»»

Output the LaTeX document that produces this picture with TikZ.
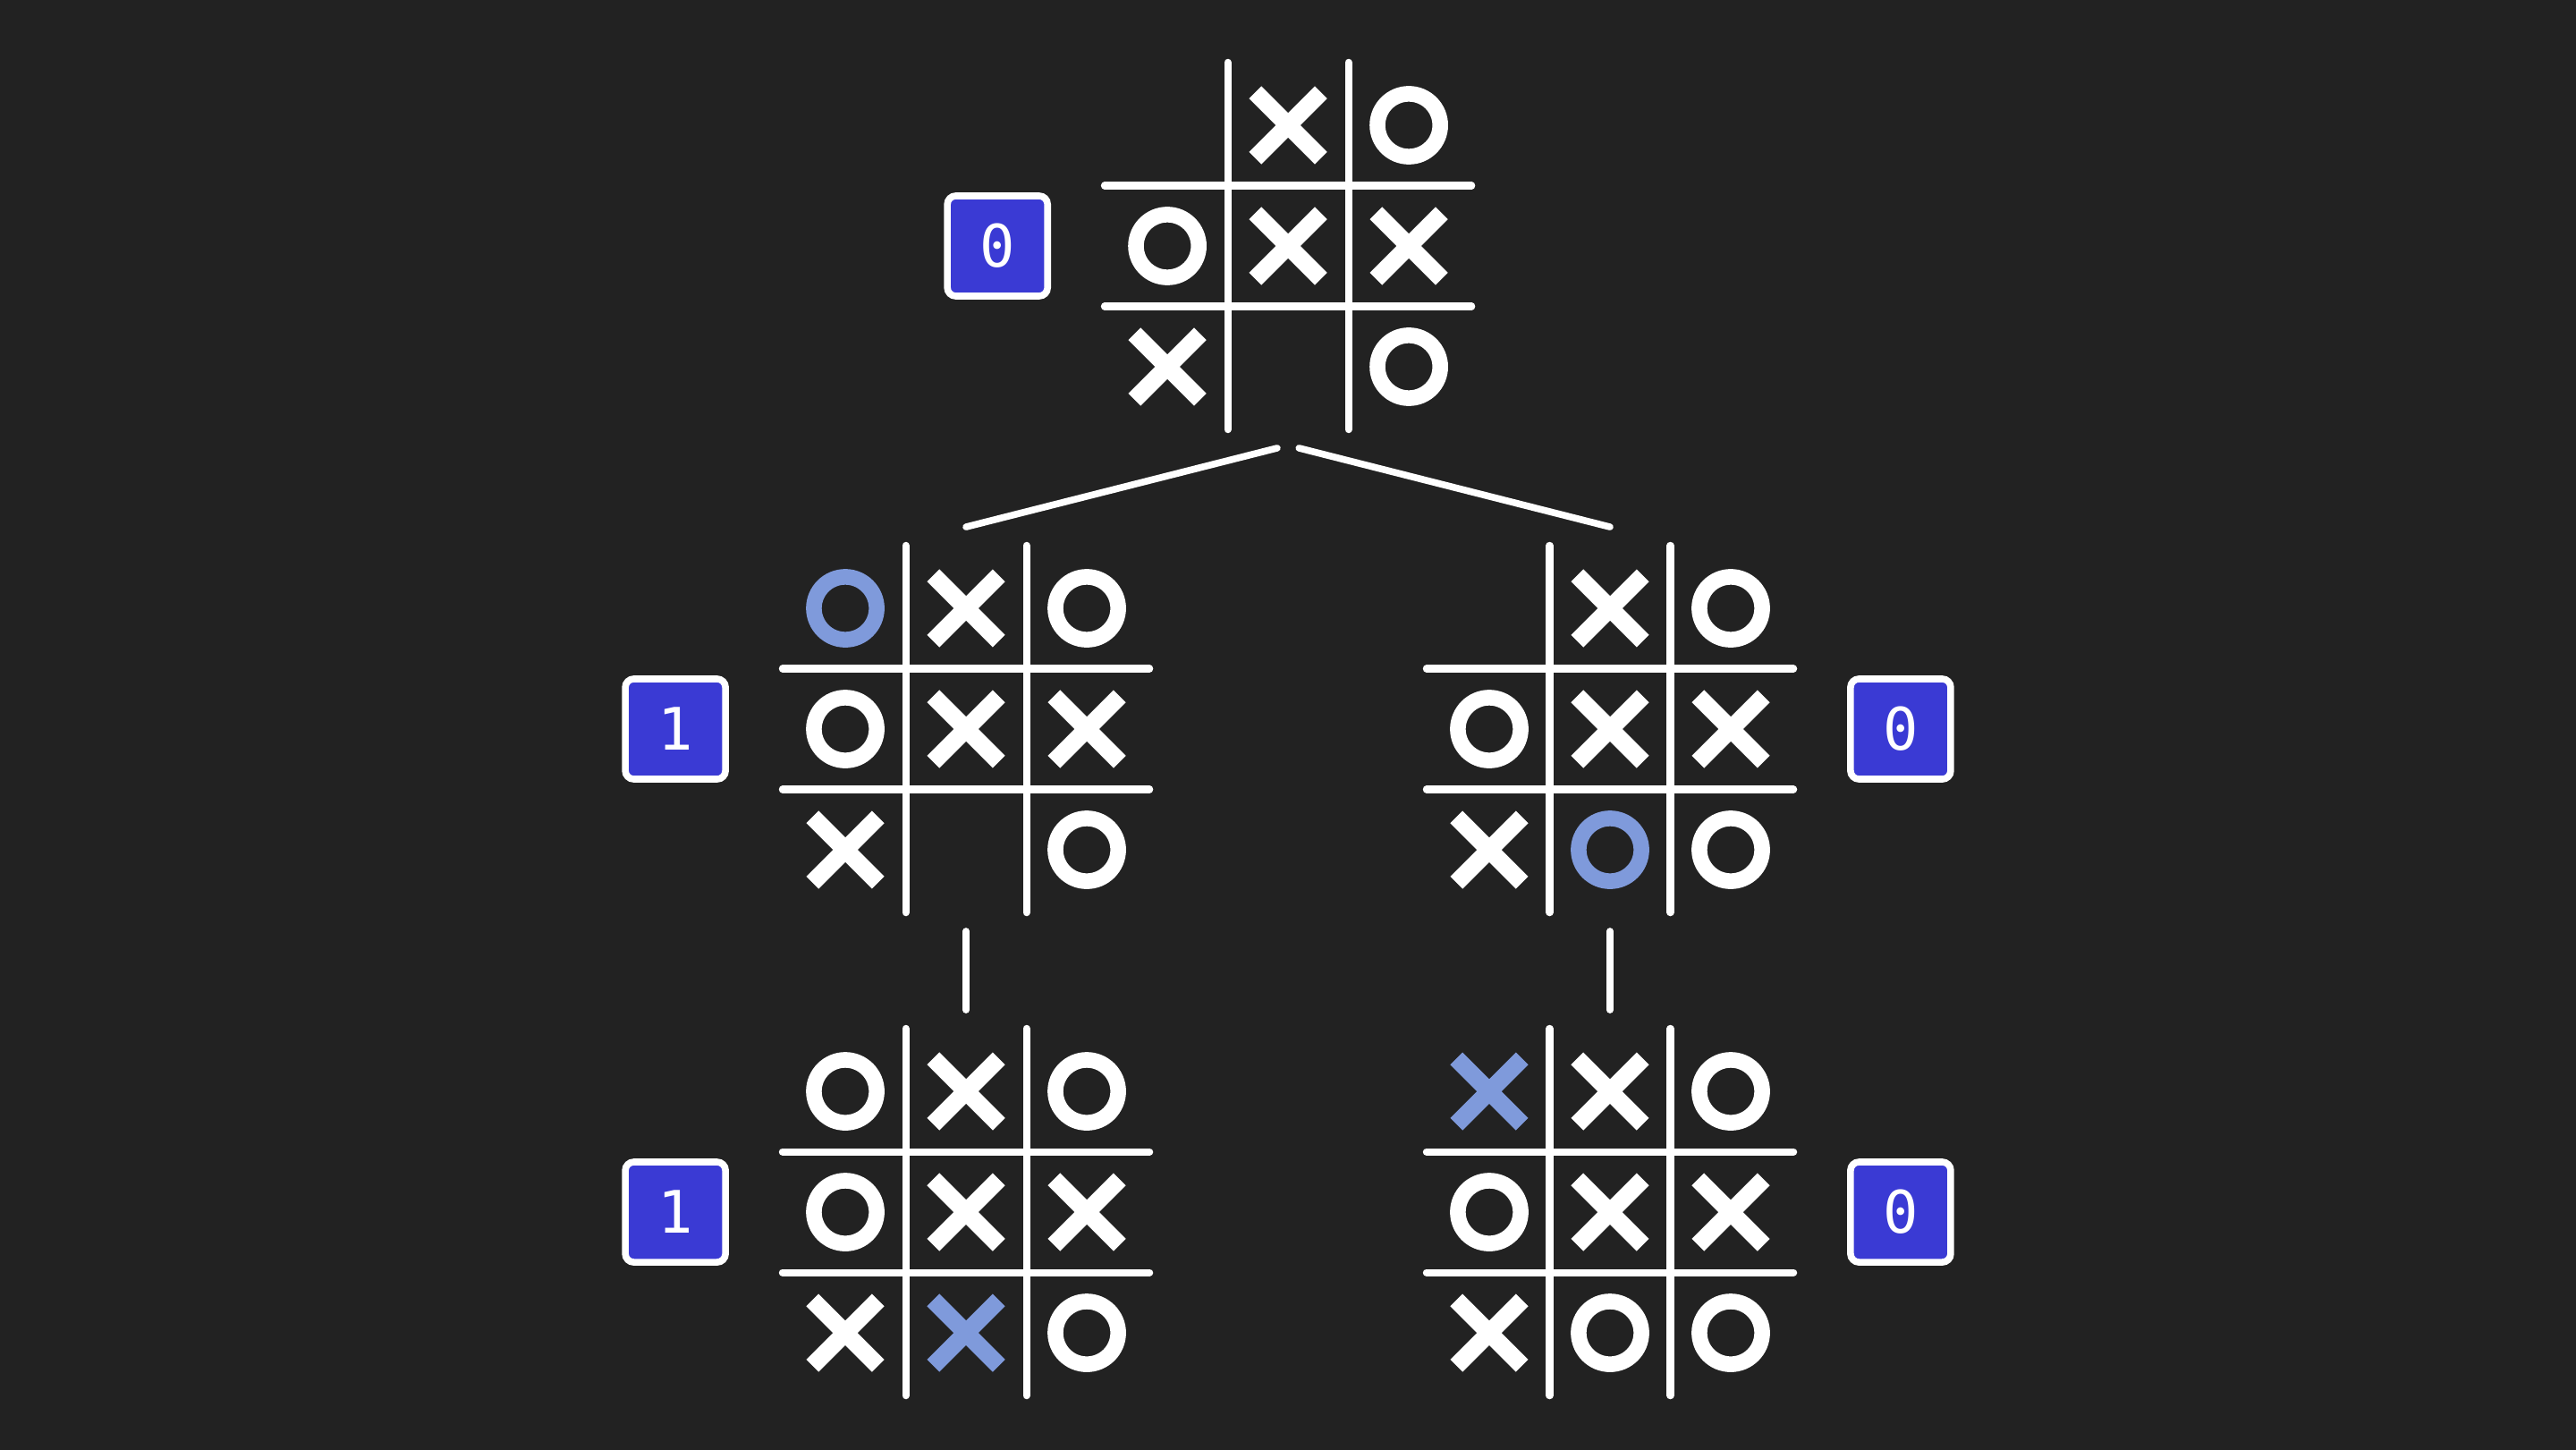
\documentclass[tikz,border=0pt]{standalone}
\usepackage{fontspec}
\setmonofont{DejaVu Sans Mono}
\usetikzlibrary{positioning}
\definecolor{bg}{HTML}{222222}
\definecolor{scoreblue}{HTML}{3A3AD4}
\definecolor{hilite}{HTML}{7F9ADB}
\tikzset{
    gridline/.style={line width=1.7pt, line cap=round},
    edge/.style={white, line width=1.6pt, line cap=round},
    board/.style={minimum size=3.333cm, inner sep=0pt},
    score/.style={draw=white, fill=scoreblue, line width=1.6pt, rounded corners=2pt, minimum size=.83cm, inner sep=0pt, text=white, font=\ttfamily\fontsize{13.8}{14}\selectfont},
    pics/cellx/.style={code={\draw[line width=4.1pt](-.272, -.272)--(.272, .272)(-.272, .272)--(.272, -.272);}},
    pics/cello/.style={code={\draw[line width=3.7pt](0, 0)circle(.26);}},
    pics/cellX/.style={code={\pic[color=hilite]{cellx};}},
    pics/cellO/.style={code={\pic[color=hilite]{cello};}},
    pics/celln/.style={code={}}
}
\newcommand{\tttboard}[3]{%
    \node[board](#1)at#2{};
    \begin{scope}[shift={#2}, white]
        \foreach \k in {-.5, .5}{
            \draw[gridline](\k, -1.52)--(\k, 1.52);
            \draw[gridline](-1.52, \k)--(1.52, \k);
        }
        \foreach \m [count=\i from 0] in {#3}
            \pic at({mod(\i, 3)-1}, {1-int(\i/3)}){cell\m};
    \end{scope}}

\begin{document}
\begin{tikzpicture}
    \useasboundingbox(0, 0)rectangle(21.333, 12);
    \fill[bg](-.1, -.1)rectangle(21.433, 12.1);
    \tttboard{top}{(10.667, 9.963)}{n,x,o,o,x,x,x,n,o}
    \tttboard{midl}{(8, 5.963)}{O,x,o,o,x,x,x,n,o}
    \tttboard{midr}{(13.333, 5.963)}{n,x,o,o,x,x,x,O,o}
    \tttboard{botl}{(8, 1.963)}{o,x,o,o,x,x,x,X,o}
    \tttboard{botr}{(13.333, 1.963)}{X,x,o,o,x,x,x,o,o}
    \node[score, left=.29cm of top](stop){0};
    \node[score, left=.29cm of midl](smidl){1};
    \node[score, right=.29cm of midr](smidr){0};
    \node[score, left=.29cm of botl](sbotl){1};
    \node[score, right=.29cm of botr](sbotr){0};
    \draw[edge]([xshift=-.09cm]top.south)--(midl.north);
    \draw[edge]([xshift=.09cm]top.south)--(midr.north);
    \draw[edge](midl.south)--(botl.north);
    \draw[edge](midr.south)--(botr.north);
\end{tikzpicture}
\end{document}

««

TO BE DONE> Reproduce the full material exactly, excluding the pictures.

FINAL ANSWER>
Output the LaTeX document that produces this picture with TikZ.
\documentclass[tikz,border=0pt]{standalone}
\usepackage{fontspec}
\setmonofont{DejaVu Sans Mono}
\usetikzlibrary{positioning}
\definecolor{bg}{HTML}{222222}
\definecolor{scoreblue}{HTML}{3A3AD4}
\definecolor{hilite}{HTML}{7F9ADB}
\tikzset{
    gridline/.style={line width=1.7pt, line cap=round},
    edge/.style={white, line width=1.6pt, line cap=round},
    board/.style={minimum size=3.333cm, inner sep=0pt},
    score/.style={draw=white, fill=scoreblue, line width=1.6pt, rounded corners=2pt, minimum size=.83cm, inner sep=0pt, text=white, font=\ttfamily\fontsize{13.8}{14}\selectfont},
    pics/cellx/.style={code={\draw[line width=4.1pt](-.272, -.272)--(.272, .272)(-.272, .272)--(.272, -.272);}},
    pics/cello/.style={code={\draw[line width=3.7pt](0, 0)circle(.26);}},
    pics/cellX/.style={code={\pic[color=hilite]{cellx};}},
    pics/cellO/.style={code={\pic[color=hilite]{cello};}},
    pics/celln/.style={code={}}
}
\newcommand{\tttboard}[3]{%
    \node[board](#1)at#2{};
    \begin{scope}[shift={#2}, white]
        \foreach \k in {-.5, .5}{
            \draw[gridline](\k, -1.52)--(\k, 1.52);
            \draw[gridline](-1.52, \k)--(1.52, \k);
        }
        \foreach \m [count=\i from 0] in {#3}
            \pic at({mod(\i, 3)-1}, {1-int(\i/3)}){cell\m};
    \end{scope}}

\begin{document}
\begin{tikzpicture}
    \useasboundingbox(0, 0)rectangle(21.333, 12);
    \fill[bg](-.1, -.1)rectangle(21.433, 12.1);
    \tttboard{top}{(10.667, 9.963)}{n,x,o,o,x,x,x,n,o}
    \tttboard{midl}{(8, 5.963)}{O,x,o,o,x,x,x,n,o}
    \tttboard{midr}{(13.333, 5.963)}{n,x,o,o,x,x,x,O,o}
    \tttboard{botl}{(8, 1.963)}{o,x,o,o,x,x,x,X,o}
    \tttboard{botr}{(13.333, 1.963)}{X,x,o,o,x,x,x,o,o}
    \node[score, left=.29cm of top](stop){0};
    \node[score, left=.29cm of midl](smidl){1};
    \node[score, right=.29cm of midr](smidr){0};
    \node[score, left=.29cm of botl](sbotl){1};
    \node[score, right=.29cm of botr](sbotr){0};
    \draw[edge]([xshift=-.09cm]top.south)--(midl.north);
    \draw[edge]([xshift=.09cm]top.south)--(midr.north);
    \draw[edge](midl.south)--(botl.north);
    \draw[edge](midr.south)--(botr.north);
\end{tikzpicture}
\end{document}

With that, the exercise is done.